Le débat sur la dette et l’austérité n’a pas encore commencé

Reste que l’accord passé fait l’impasse sur l’autre volet qui fâche, les réductions de dépenses. Les quelque 110 milliards d’économies qui devaient normalement entrer en vigueur le 1er janvier ont seulement été repoussées de deux mois grâce à différentes mesures d’urgence. Or les républicains entendent bien faire payer à Obama le prix de leur défaite sur les impôts. Et ce à l’occasion d’une nouvelle négociation au couteau sur le relèvement du plafond legal de la dette américaine fixé à 16.400 milliards de dollars. Une discussion d’autant plus urgente que ce plafond a déjà été atteint, seulement masqué par des artifices comptables.

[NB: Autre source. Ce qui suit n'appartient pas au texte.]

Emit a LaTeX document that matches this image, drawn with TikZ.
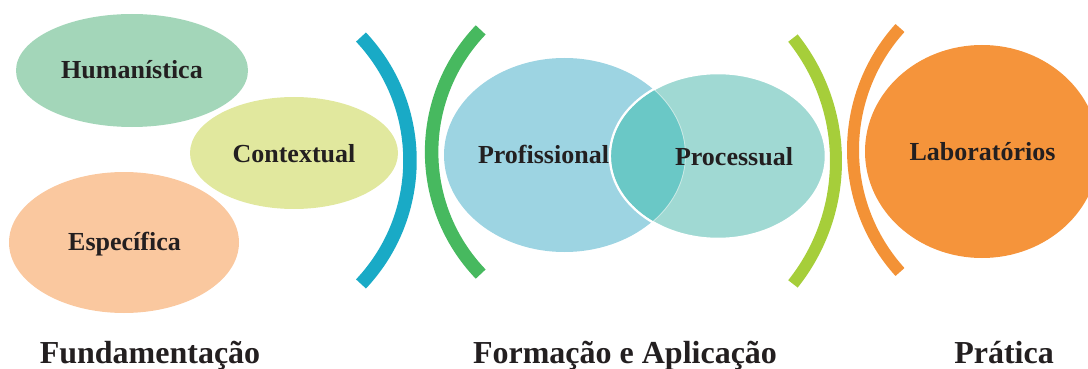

Or concrètement, si ce plafond n’est pas relevé, les Etats-Unis ne peuvent plus emprunter, et le pays risque donc le défaut de paiement. On se souvient qu’en 2011, une négociation similaire avait échoué, débouchant sur la dégradation de la note américaine et sur le déclenchement du compte à rebours menant au fiscal cliff. Car l’objectif reste bien de réduire durablement le déficit budgétaire américain en échange d’un relèvement du plafond de la dette. En jeu: des centaines de milliards de dollars de réduction de dépenses publiques, dans la défense, notamment, mais aussi les programmes sociaux. D’où l’avertissement du président Obama: “Je négocierai sur beaucoup de choses, mais je ne débattrai pas encore avec le Congrès sur la nécessité d’acquitter les factures induites par les lois déjà adoptées”. Quoi qu’il en soit, c’est bien d’un programme d’austérité que les Etats-Unis s’apprêtent à discuter.